Set task. Emit the data below verbatim, stripping out any pictures.

Recorded data.
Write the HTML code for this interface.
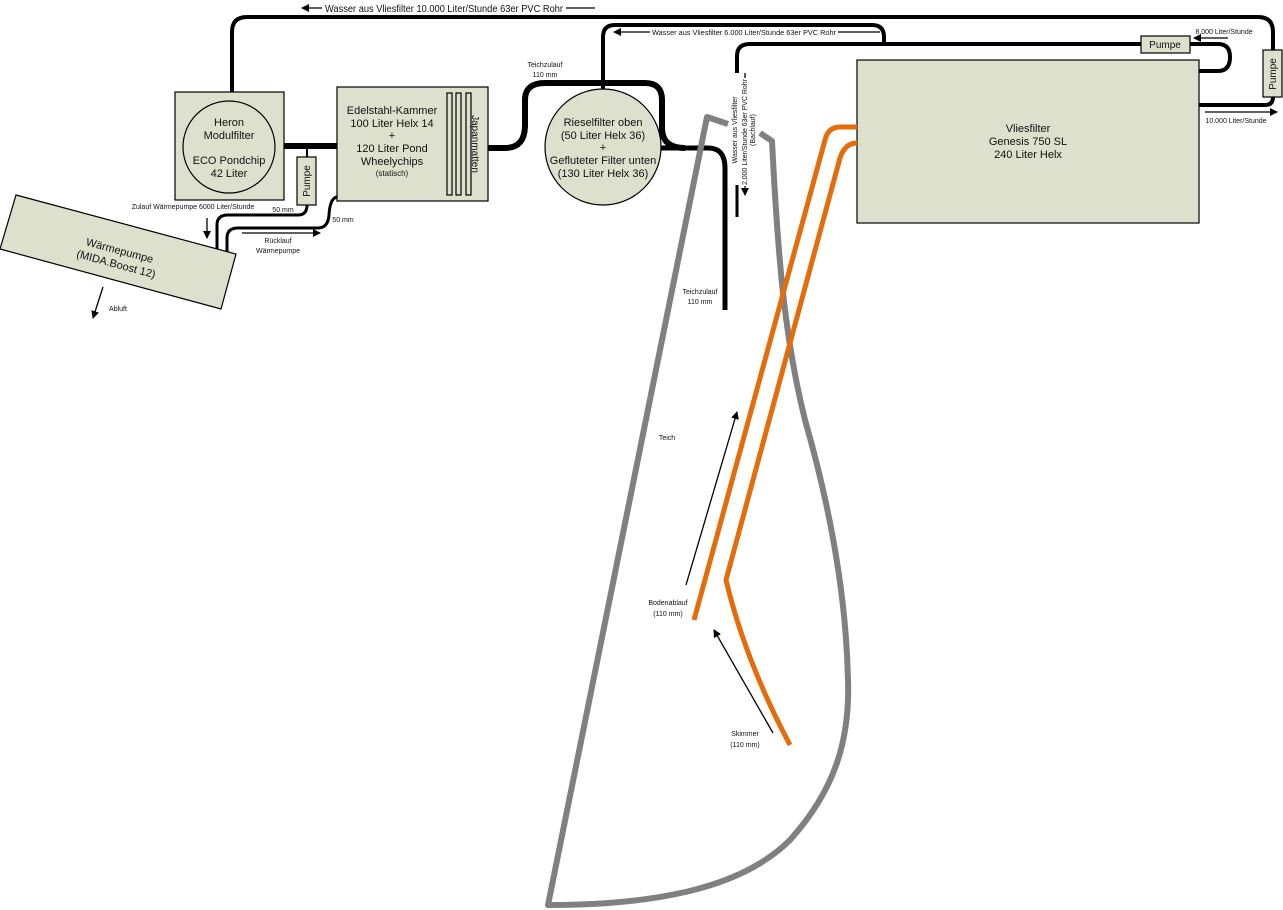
<!DOCTYPE html>
<html><head><meta charset="utf-8"><style>
html,body{margin:0;padding:0;background:#fff;}
svg{display:block;font-family:"Liberation Sans",sans-serif;}
</style></head><body>
<svg width="1283" height="910" viewBox="0 0 1283 910" xmlns="http://www.w3.org/2000/svg">
<defs>
<marker id="ah" markerWidth="8" markerHeight="8" refX="7" refY="4" orient="auto" markerUnits="userSpaceOnUse"><path d="M0,0 L8,4 L0,8 z" fill="#000"/></marker>
</defs>
<g fill="none" stroke="#000">
<path d="M232,92 V32 Q232,17 247,17 H1258 Q1273,17 1273,32 V50" stroke-width="4"/>
<path d="M1273,97 Q1273,105 1265,105 H1199" stroke-width="4"/>
<path d="M603,92 V37 Q603,25 615,25 H872 Q884,25 884,37 V42" stroke-width="4"/>
<path d="M737,73 V56 Q737,44 750,44 H1141" stroke-width="4"/>
<path d="M1190,44 H1218 Q1230,44 1230,57 Q1230,71 1218,71 H1199" stroke-width="4"/>
<path d="M488,148 H505 Q525,148 525,125 V100 Q525,83 545,83 H645 Q662,83 662,100 V128 Q662,148 685,148" stroke-width="6"/>
<path d="M660,148 H708 Q725,148 725,168 V310" stroke-width="5"/>
<path d="M284,146 H337" stroke-width="6"/>
<path d="M307,148 V157" stroke-width="2"/>
<path d="M217,250 V225 Q217,215 228,215 H298 Q307,215 307,205" stroke-width="3"/>
<path d="M227,252 V238 Q227,228 238,228 H318 Q328,228 329,215 Q330,198 337,197" stroke-width="3"/>
<path d="M737,185 V217" stroke-width="3"/>
</g>
<g stroke="#000" stroke-width="1.3" fill="none">
<path d="M322,8 H302" marker-end="url(#ah)"/>
<path d="M566,8 H595"/>
<path d="M650,32 H614" marker-end="url(#ah)"/>
<path d="M838,32 H880"/>
<path d="M1228,38 H1194" marker-end="url(#ah)"/>
<path d="M1205,112 H1277" marker-end="url(#ah)"/>
<path d="M745,73 V78"/>
<path d="M745,186 V195" marker-end="url(#ah)"/>
<path d="M207,218 V238" marker-end="url(#ah)"/>
<path d="M242,233 H320" marker-end="url(#ah)"/>
<path d="M103,287 L93,318" marker-end="url(#ah)"/>
<path d="M686,585 L737,412" marker-end="url(#ah)"/>
<path d="M773,733 L714,630" marker-end="url(#ah)"/>
</g>
<g fill="#dde0cc" stroke="#000" stroke-width="1.2">
<rect x="175" y="92" width="109" height="108"/>
<circle cx="229" cy="147" r="46"/>
<rect x="337" y="87" width="151" height="114"/>
<rect x="447" y="93" width="5" height="102"/>
<rect x="456" y="93" width="5" height="102"/>
<rect x="466" y="93" width="5" height="102"/>
<rect x="297" y="157" width="19" height="48"/>
<circle cx="603" cy="147" r="58"/>
<rect x="857" y="60" width="342" height="163"/>
<rect x="1141" y="36" width="49" height="17"/>
<rect x="1263" y="50" width="19" height="47"/>
<polygon points="16,195 236,254 221,309 0,249"/>
</g>
<g fill="none" stroke="#808080" stroke-width="6" stroke-linejoin="round">
<path d="M728,124 L707,117 L548,905 C650,905 740,890 790,840 C835,790 850,740 848,680 C846,590 828,500 805,420 C785,340 778,260 772,141 L760,133"/>
</g>
<g fill="none" stroke="#e46c0a" stroke-width="5">
<path d="M857,127 H840 Q828,127 825,140 L694,620"/>
<path d="M857,143 Q845,143 840,158 L726,580 Q745,660 790,745"/>
</g>
<g font-size="11" text-anchor="middle" fill="#111">
<text x="229" y="126">Heron</text>
<text x="229" y="139">Modulfilter</text>
<text x="229" y="164">ECO Pondchip</text>
<text x="229" y="177">42 Liter</text>
<text x="392" y="114">Edelstahl-Kammer</text>
<text x="392" y="127">100 Liter Helx 14</text>
<text x="392" y="139">+</text>
<text x="392" y="152">120 Liter Pond</text>
<text x="392" y="165">Wheelychips</text>
<text x="392" y="176" font-size="8">(statisch)</text>
<text x="603" y="126">Rieselfilter oben</text>
<text x="603" y="139">(50 Liter Helx 36)</text>
<text x="603" y="151">+</text>
<text x="603" y="164">Gefluteter Filter unten</text>
<text x="603" y="177">(130 Liter Helx 36)</text>
<text x="1028" y="132">Vliesfilter</text>
<text x="1028" y="145">Genesis 750 SL</text>
<text x="1028" y="158">240 Liter Helx</text>
<text x="1165" y="48" font-size="10">Pumpe</text>
<text transform="translate(1276,74) rotate(-90)" font-size="10">Pumpe</text>
<text transform="translate(310,181) rotate(-90)" font-size="10">Pumpe</text>
<text transform="translate(472,144) rotate(90)" font-size="10">Japanmatten</text>
<g transform="translate(118,257) rotate(15)"><text x="0" y="-3" font-size="11">Wärmepumpe</text><text x="0" y="11" font-size="11">(MIDA.Boost 12)</text></g>
<text x="444" y="12" font-size="10" textLength="238" lengthAdjust="spacingAndGlyphs">Wasser aus Vliesfilter 10.000 Liter/Stunde 63er PVC Rohr</text>
<text x="744" y="35" font-size="7" textLength="184" lengthAdjust="spacingAndGlyphs">Wasser aus Vliesfilter 6.000 Liter/Stunde 63er PVC Rohr</text>
<text x="1224" y="34" font-size="7">8.000 Liter/Stunde</text>
<text x="1236" y="123" font-size="7">10.000 Liter/Stunde</text>
<text x="545" y="67" font-size="7">Teichzulauf</text>
<text x="545" y="77" font-size="7">110 mm</text>
<text x="700" y="294" font-size="7">Teichzulauf</text>
<text x="700" y="304" font-size="7">110 mm</text>
<text x="193" y="209" font-size="7">Zulauf Wärmepumpe 6000 Liter/Stunde</text>
<text x="283" y="212" font-size="7">50 mm</text>
<text x="343" y="222" font-size="7">50 mm</text>
<text x="278" y="243" font-size="7">Rücklauf</text>
<text x="278" y="253" font-size="7">Wärmepumpe</text>
<text x="118" y="311" font-size="7">Abluft</text>
<text x="667" y="440" font-size="7">Teich</text>
<text x="668" y="605" font-size="7">Bodenablauf</text>
<text x="668" y="616" font-size="7">(110 mm)</text>
<text x="745" y="736" font-size="7">Skimmer</text>
<text x="745" y="747" font-size="7">(110 mm)</text>
<text transform="translate(737,130) rotate(-90)" font-size="7">Wasser aus Vliesfilter</text>
<text transform="translate(747,132) rotate(-90)" font-size="7" textLength="106" lengthAdjust="spacingAndGlyphs">2.000 Liter/Stunde 63er PVC Rohr</text>
<text transform="translate(755,130) rotate(-90)" font-size="7">(Bachlauf)</text>
</g>
</svg>
</body></html>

Reply.
Write the HTML code for this interface.
<!DOCTYPE html>
<html><head><meta charset="utf-8"><style>
html,body{margin:0;padding:0;background:#fff;}
svg{display:block;font-family:"Liberation Sans",sans-serif;}
</style></head><body>
<svg width="1283" height="910" viewBox="0 0 1283 910" xmlns="http://www.w3.org/2000/svg">
<defs>
<marker id="ah" markerWidth="8" markerHeight="8" refX="7" refY="4" orient="auto" markerUnits="userSpaceOnUse"><path d="M0,0 L8,4 L0,8 z" fill="#000"/></marker>
</defs>
<g fill="none" stroke="#000">
<path d="M232,92 V32 Q232,17 247,17 H1258 Q1273,17 1273,32 V50" stroke-width="4"/>
<path d="M1273,97 Q1273,105 1265,105 H1199" stroke-width="4"/>
<path d="M603,92 V37 Q603,25 615,25 H872 Q884,25 884,37 V42" stroke-width="4"/>
<path d="M737,73 V56 Q737,44 750,44 H1141" stroke-width="4"/>
<path d="M1190,44 H1218 Q1230,44 1230,57 Q1230,71 1218,71 H1199" stroke-width="4"/>
<path d="M488,148 H505 Q525,148 525,125 V100 Q525,83 545,83 H645 Q662,83 662,100 V128 Q662,148 685,148" stroke-width="6"/>
<path d="M660,148 H708 Q725,148 725,168 V310" stroke-width="5"/>
<path d="M284,146 H337" stroke-width="6"/>
<path d="M307,148 V157" stroke-width="2"/>
<path d="M217,250 V225 Q217,215 228,215 H298 Q307,215 307,205" stroke-width="3"/>
<path d="M227,252 V238 Q227,228 238,228 H318 Q328,228 329,215 Q330,198 337,197" stroke-width="3"/>
<path d="M737,185 V217" stroke-width="3"/>
</g>
<g stroke="#000" stroke-width="1.3" fill="none">
<path d="M322,8 H302" marker-end="url(#ah)"/>
<path d="M566,8 H595"/>
<path d="M650,32 H614" marker-end="url(#ah)"/>
<path d="M838,32 H880"/>
<path d="M1228,38 H1194" marker-end="url(#ah)"/>
<path d="M1205,112 H1277" marker-end="url(#ah)"/>
<path d="M745,73 V78"/>
<path d="M745,186 V195" marker-end="url(#ah)"/>
<path d="M207,218 V238" marker-end="url(#ah)"/>
<path d="M242,233 H320" marker-end="url(#ah)"/>
<path d="M103,287 L93,318" marker-end="url(#ah)"/>
<path d="M686,585 L737,412" marker-end="url(#ah)"/>
<path d="M773,733 L714,630" marker-end="url(#ah)"/>
</g>
<g fill="#dde0cc" stroke="#000" stroke-width="1.2">
<rect x="175" y="92" width="109" height="108"/>
<circle cx="229" cy="147" r="46"/>
<rect x="337" y="87" width="151" height="114"/>
<rect x="447" y="93" width="5" height="102"/>
<rect x="456" y="93" width="5" height="102"/>
<rect x="466" y="93" width="5" height="102"/>
<rect x="297" y="157" width="19" height="48"/>
<circle cx="603" cy="147" r="58"/>
<rect x="857" y="60" width="342" height="163"/>
<rect x="1141" y="36" width="49" height="17"/>
<rect x="1263" y="50" width="19" height="47"/>
<polygon points="16,195 236,254 221,309 0,249"/>
</g>
<g fill="none" stroke="#808080" stroke-width="6" stroke-linejoin="round">
<path d="M728,124 L707,117 L548,905 C650,905 740,890 790,840 C835,790 850,740 848,680 C846,590 828,500 805,420 C785,340 778,260 772,141 L760,133"/>
</g>
<g fill="none" stroke="#e46c0a" stroke-width="5">
<path d="M857,127 H840 Q828,127 825,140 L694,620"/>
<path d="M857,143 Q845,143 840,158 L726,580 Q745,660 790,745"/>
</g>
<g font-size="11" text-anchor="middle" fill="#111">
<text x="229" y="126">Heron</text>
<text x="229" y="139">Modulfilter</text>
<text x="229" y="164">ECO Pondchip</text>
<text x="229" y="177">42 Liter</text>
<text x="392" y="114">Edelstahl-Kammer</text>
<text x="392" y="127">100 Liter Helx 14</text>
<text x="392" y="139">+</text>
<text x="392" y="152">120 Liter Pond</text>
<text x="392" y="165">Wheelychips</text>
<text x="392" y="176" font-size="8">(statisch)</text>
<text x="603" y="126">Rieselfilter oben</text>
<text x="603" y="139">(50 Liter Helx 36)</text>
<text x="603" y="151">+</text>
<text x="603" y="164">Gefluteter Filter unten</text>
<text x="603" y="177">(130 Liter Helx 36)</text>
<text x="1028" y="132">Vliesfilter</text>
<text x="1028" y="145">Genesis 750 SL</text>
<text x="1028" y="158">240 Liter Helx</text>
<text x="1165" y="48" font-size="10">Pumpe</text>
<text transform="translate(1276,74) rotate(-90)" font-size="10">Pumpe</text>
<text transform="translate(310,181) rotate(-90)" font-size="10">Pumpe</text>
<text transform="translate(472,144) rotate(90)" font-size="10">Japanmatten</text>
<g transform="translate(118,257) rotate(15)"><text x="0" y="-3" font-size="11">Wärmepumpe</text><text x="0" y="11" font-size="11">(MIDA.Boost 12)</text></g>
<text x="444" y="12" font-size="10" textLength="238" lengthAdjust="spacingAndGlyphs">Wasser aus Vliesfilter 10.000 Liter/Stunde 63er PVC Rohr</text>
<text x="744" y="35" font-size="7" textLength="184" lengthAdjust="spacingAndGlyphs">Wasser aus Vliesfilter 6.000 Liter/Stunde 63er PVC Rohr</text>
<text x="1224" y="34" font-size="7">8.000 Liter/Stunde</text>
<text x="1236" y="123" font-size="7">10.000 Liter/Stunde</text>
<text x="545" y="67" font-size="7">Teichzulauf</text>
<text x="545" y="77" font-size="7">110 mm</text>
<text x="700" y="294" font-size="7">Teichzulauf</text>
<text x="700" y="304" font-size="7">110 mm</text>
<text x="193" y="209" font-size="7">Zulauf Wärmepumpe 6000 Liter/Stunde</text>
<text x="283" y="212" font-size="7">50 mm</text>
<text x="343" y="222" font-size="7">50 mm</text>
<text x="278" y="243" font-size="7">Rücklauf</text>
<text x="278" y="253" font-size="7">Wärmepumpe</text>
<text x="118" y="311" font-size="7">Abluft</text>
<text x="667" y="440" font-size="7">Teich</text>
<text x="668" y="605" font-size="7">Bodenablauf</text>
<text x="668" y="616" font-size="7">(110 mm)</text>
<text x="745" y="736" font-size="7">Skimmer</text>
<text x="745" y="747" font-size="7">(110 mm)</text>
<text transform="translate(737,130) rotate(-90)" font-size="7">Wasser aus Vliesfilter</text>
<text transform="translate(747,132) rotate(-90)" font-size="7" textLength="106" lengthAdjust="spacingAndGlyphs">2.000 Liter/Stunde 63er PVC Rohr</text>
<text transform="translate(755,130) rotate(-90)" font-size="7">(Bachlauf)</text>
</g>
</svg>
</body></html>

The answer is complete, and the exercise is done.